El Al was one of Bernbach’s many Jewish accounts. While it wasn’t remarkable that they should have so many, what was remarkable was the way they handled their Jewishness. Far from hiding it, as Whitey Rubin of Levy’s had been inclined to do, DDB celebrated it, and wrote their ads in Borscht Belt idiom. A full page advert with a picture of Noah’s Ark made the point: ‘We’ve been in the travel business a long time’, a terrific example of how words can take off from the picture to make a further point.
While the Italians were infiltrating the art department, it’s difficult to overemphasise the role the Jewish writer and Jewish idiom played in the Creative Revolution.

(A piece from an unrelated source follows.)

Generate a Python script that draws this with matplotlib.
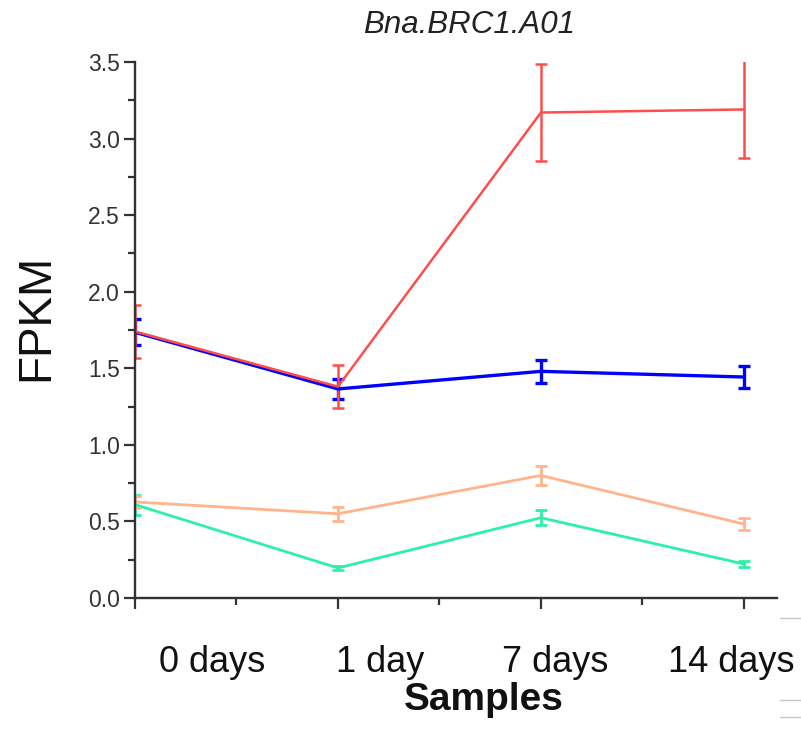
import matplotlib
matplotlib.use("Agg")
import matplotlib.pyplot as plt
from matplotlib.lines import Line2D
from matplotlib.ticker import MultipleLocator, NullFormatter, FormatStrFormatter

plt.rcParams["font.family"] = ["Liberation Sans", "DejaVu Sans"]

samples = ["0 days", "1 day", "7 days", "14 days"]
x = [0, 1, 2, 3]

# FPKM means and error bars per series
red_mean = [1.74, 1.38, 3.17, 3.19]
red_err = [0.17, 0.14, 0.315, 0.32]
blue_mean = [1.735, 1.365, 1.48, 1.443]
blue_err = [0.085, 0.065, 0.075, 0.072]
orange_mean = [0.627, 0.55, 0.80, 0.483]
orange_err = [0.04, 0.045, 0.065, 0.04]
green_mean = [0.61, 0.196, 0.524, 0.222]
green_err = [0.065, 0.015, 0.05, 0.02]

series = [
    (green_mean, green_err, "#2ef0a8", 2.0),
    (orange_mean, orange_err, "#ffb48c", 2.0),
    (blue_mean, blue_err, "#0000ff", 2.4),
    (red_mean, red_err, "#ff4d4d", 1.8),
]

fig = plt.figure(figsize=(8.01, 7.46), dpi=100)
ax = fig.add_axes([0.1685, 0.1984, 0.8015, 0.7185])

for mean, err, color, lw in series:
    ax.errorbar(x, mean, yerr=err, color=color, lw=lw, elinewidth=lw,
                capsize=4.3, capthick=lw)

ax.set_xlim(0, 3.163)
ax.set_ylim(0, 3.5)

for side in ("top", "right"):
    ax.spines[side].set_visible(False)
for side in ("left", "bottom"):
    ax.spines[side].set_linewidth(1.7)
    ax.spines[side].set_color("#333333")

ax.xaxis.set_major_locator(MultipleLocator(1))
ax.xaxis.set_minor_locator(MultipleLocator(0.5))
ax.yaxis.set_major_locator(MultipleLocator(0.5))
ax.yaxis.set_minor_locator(MultipleLocator(0.25))
ax.xaxis.set_major_formatter(NullFormatter())
ax.yaxis.set_major_formatter(FormatStrFormatter("%.1f"))
ax.tick_params(axis="both", which="major", direction="out", length=8,
               width=1.6, color="#333333")
ax.tick_params(axis="both", which="minor", direction="out", length=5,
               width=1.6, color="#333333")
ax.tick_params(axis="y", labelsize=16.5, labelcolor="#333333", pad=3)

# category labels sit below and a bit right of the ticks
label_x = [0.38, 1.21, 2.07, 2.94]
for lx, name in zip(label_x, samples):
    ax.text(lx, -0.12, name, transform=ax.get_xaxis_transform(),
            ha="center", va="center", fontsize=26, color="#111111")

fig.text(0.5855, 0.966, "Bna.BRC1.A01", ha="center", va="center",
         fontsize=22.5, style="italic", color="#222222")
fig.text(0.045, 0.574, "FPKM", ha="center", va="center", rotation=90,
         fontsize=33, color="#111111")
fig.text(0.604, 0.062, "Samples", ha="center", va="center",
         fontsize=28, fontweight="bold", color="#111111")

# thin grey rules at the right edge
for yy in (618, 700, 717):
    fig.add_artist(Line2D([780 / 801, 1.0], [1 - yy / 746, 1 - yy / 746],
                          color="#c8c8c8", lw=1.0))

fig.savefig("out.png", dpi=100)
plt.close(fig)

If you look at the roster of the artists, architects, designers, musicians and particularly writers who were illuminating the fifties, you’ll see an extraordinary percentage of Jews. It had its effect; the Yiddish vernacular and Jewish humour were creeping into the New Yorkers’ daily language. Few advertising agencies, dominated as they were by pallid WASP values or an incipient Anglophilia, had seemed to notice it, but as DDB’s doors were open to the immigrant and the Jew, the people who lived and breathed these things, it was only natural that it would end up in their work.
SO ON THE VERY VERGE of the 1960s, from many and varied directions, apparently unrelated circumstances converge. We can connect them. In the world’s greatest modern city, a massive economic expansion creates a huge need for the raw product of the advertising business, the ads themselves. The audience for this outburst is a demographically younger, newly wealthy and curious American, on the edge of a consumer boom – and thoroughly tired of the advertising it’s been fed. A brand new medium is sweeping the country and revolutionising advertising practice, bringing with it opportunity and the chance to experiment.
The doors of a few agencies are being opened to a completely new breed of creative person, one who sees no value in looking back, and who demands to do things in a radically new way. The images and references that will influence their work crackle around in their heads, fizzing from one of the greatest cultural eruptions the world has seen.
In one agency, DDB, those same people are given greater autonomy and prestige, and a new way of working together, which not only overturns the nature of their output but doubles their influence within the business. This financially successful, creatively-led agency is no unproven flash in the pan; for ten years now it has been proving that research does not know everything and, as Bernbach recognised publicly, cannot be used to come up with ideas. That, as his agency had slowly been proving, is the job of these new creative people.
As these circumstances converged, intertwined, coalesced and reformed, it was time for those creative people to take control.